Sorry I missed the last two posts. Efferlunt I think most people do grow out of it. I know there have been a few times in my life where it's faded for short periods, usually when I'm busy and happy. It sounds like that was the same for you as well- I wonder what causes some people to retreat back into it and others not so much?
I feel like I understand the source of the problem, know that I want to stop, but can't figure out the tools to make it happen I'm terrified of stepping out of the safety of my private world.
I did this as a child/teenager. I've enever really explained it to anyone because it sounds so odd. As a child I used to go out into the garden and just sort of wander up and down daydreaming. My parents thought I was odd but I just said I was 'making up stories' I think. I think I grew out of it by my late teens but I still have 'episodes' of doing it. As a child I was bullied and quite unhappy at home, so I think it was related to me being very lonely and sad, and now as an adult when I am feeling low I tend to do the same thing. I don't do it often now as I am generally in a much better place, but can see how it would be disruptive and interfere with my life if I did.
Today I found out I am not alone. Others suffer from Maladaptive daydreaming. I didnt even k ow there was a name for it. I thought I was crazy all my life. The daydreaming is getting worse and I thought I had totally lost my mind. How do stop?
Personally I daydream a lot but it is a coping mechanism and means I'm not trying to kill my self so I personally embrace it. I have met other MH patiemst that do this one had an entire fantasy world think lord of the rings style place she used to go to as it was her safe place. That's all it is. I often zone out just don't do it when your driving or something.

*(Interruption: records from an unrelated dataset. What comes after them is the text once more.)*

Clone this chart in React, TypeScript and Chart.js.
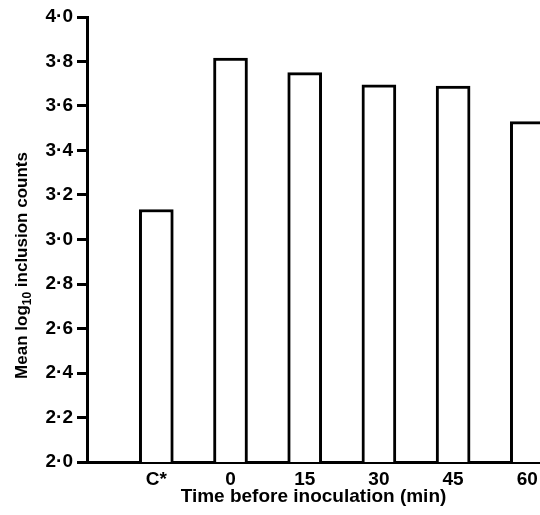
import React, { useEffect, useRef } from "react";
import { Chart, registerables } from "chart.js";

Chart.register(...registerables);

// ---- data ----
const categories = ["C*", "0", "15", "30", "45", "60"];
const meanLogCounts = [3.135, 3.815, 3.75, 3.695, 3.69, 3.53];
const yTickValues = [2.0, 2.2, 2.4, 2.6, 2.8, 3.0, 3.2, 3.4, 3.6, 3.8, 4.0];
const xTitle = "Time before inoculation (min)";
const yTitleMain = "Mean log";
const yTitleSub = "10";
const yTitleRest = " inclusion counts";

// axis window (index units) so the frame matches the figure
const X_MIN = -0.934;
const X_MAX = 5.171;

const FONT = "'Liberation Sans', Arial, sans-serif";

export default function App() {
  const ref = useRef<HTMLCanvasElement | null>(null);

  useEffect(() => {
    const canvas = ref.current;
    if (!canvas) return;

    const yTitlePlugin = {
      id: "yTitleSub",
      afterDraw(chart: any) {
        const ctx = chart.ctx as CanvasRenderingContext2D;
        const area = chart.chartArea;
        const main = `bold 17px ${FONT}`;
        const sub = `bold 12px ${FONT}`;
        ctx.save();
        ctx.font = main;
        const w1 = ctx.measureText(yTitleMain).width;
        const w3 = ctx.measureText(yTitleRest).width;
        ctx.font = sub;
        const w2 = ctx.measureText(yTitleSub).width;
        const total = w1 + w2 + w3;
        const cx = 27;
        const cy = (area.top + area.bottom) / 2 + 26;
        ctx.translate(cx, cy);
        ctx.rotate(-Math.PI / 2);
        ctx.fillStyle = "#000";
        ctx.textAlign = "left";
        ctx.textBaseline = "alphabetic";
        let x = -total / 2;
        ctx.font = main;
        ctx.fillText(yTitleMain, x, 0);
        x += w1;
        ctx.font = sub;
        ctx.fillText(yTitleSub, x, 4);
        x += w2;
        ctx.font = main;
        ctx.fillText(yTitleRest, x, 0);
        ctx.restore();
      },
    };

    const chart = new Chart(canvas, {
      type: "bar",
      data: {
        datasets: [
          {
            data: meanLogCounts.map((v, i) => ({ x: i, y: v })),
            backgroundColor: "#ffffff",
            borderColor: "#000000",
            borderWidth: 3,
            barThickness: 34,
          },
        ],
      },
      options: {
        responsive: false,
        animation: false,
        devicePixelRatio: 1,
        layout: { padding: { top: 17, right: 0, bottom: 0, left: 0 } },
        plugins: {
          legend: { display: false },
          tooltip: { enabled: false },
          title: { display: false },
        },
        scales: {
          x: {
            type: "linear",
            offset: false,
            min: X_MIN,
            max: X_MAX,
            afterBuildTicks: (axis: any) => {
              axis.ticks = categories.map((_, i) => ({ value: i }));
            },
            afterFit: (scale: any) => {
              scale.height = 53;
              scale.paddingLeft = 0;
              scale.paddingRight = 0;
            },
            grid: { display: false, drawTicks: false, offset: false },
            border: { display: true, color: "#000", width: 3 },
            ticks: {
              color: "#000",
              font: { family: FONT, size: 19, weight: "bold" },
              padding: 6,
              maxRotation: 0,
              autoSkip: false,
              callback: (v: any) => {
                const i = Math.round(Number(v));
                return categories[i] ?? "";
              },
            },
            title: {
              display: true,
              text: xTitle,
              color: "#000",
              font: { family: FONT, size: 19, weight: "bold" },
              padding: { top: 0, bottom: 7 },
            },
          },
          y: {
            type: "linear",
            min: 2.0,
            max: 4.0,
            afterBuildTicks: (axis: any) => {
              axis.ticks = yTickValues.map((v) => ({ value: v }));
            },
            afterFit: (scale: any) => {
              scale.width = 87;
            },
            grid: {
              display: true,
              drawOnChartArea: false,
              drawTicks: true,
              tickLength: 10,
              tickWidth: 3,
              tickColor: "#000",
            },
            border: { display: true, color: "#000", width: 3 },
            ticks: {
              color: "#000",
              font: { family: FONT, size: 19, weight: "bold" },
              padding: 4,
              callback: (v: any) => Number(v).toFixed(1).replace(".", "\u00B7"),
            },
          },
        },
      },
      plugins: [yTitlePlugin],
    } as any);

    return () => chart.destroy();
  }, []);

  return (
    <div
      style={{
        position: "fixed",
        left: 0,
        top: 0,
        width: 540,
        height: 515,
        overflow: "hidden",
        background: "#fff",
      }}
    >
      <canvas ref={ref} width={540} height={515} style={{ width: 540, height: 515, display: "block" }} />
    </div>
  );
}
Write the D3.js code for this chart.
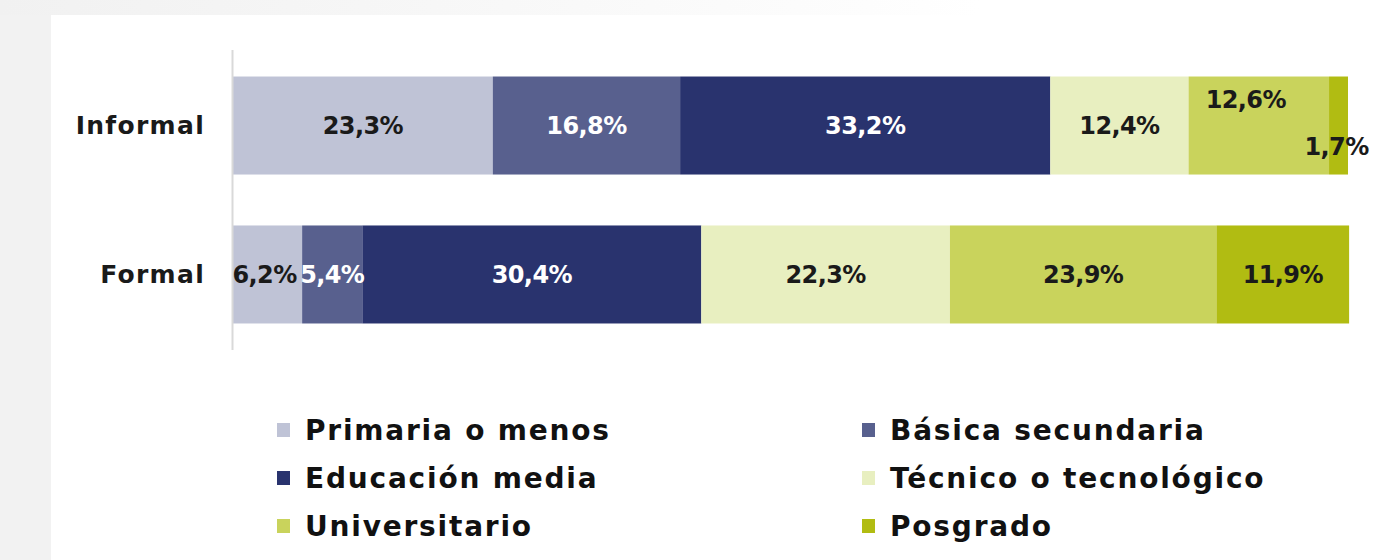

Wow - I didn't know there was a term for it either. I daydreamed my way through school - I lived in a very violent/troubled city and also had a narcissistic mother for whom I was the scapegoat. I can see it was a coping mechanism - I am aware of still doing it when I am under a lot of stress. I don't think of it as a bad thing as long as I keep the time I allow it in check.
What I do find damaging is "rumination" thinking over past failures, missed opportunities, slights etc and playing out different scenarios of how I should have reacted.It just makes me feel like a failure. I tend to do this in bed and so have started to get up on waking and getting busy or reading at night until I fall asleep.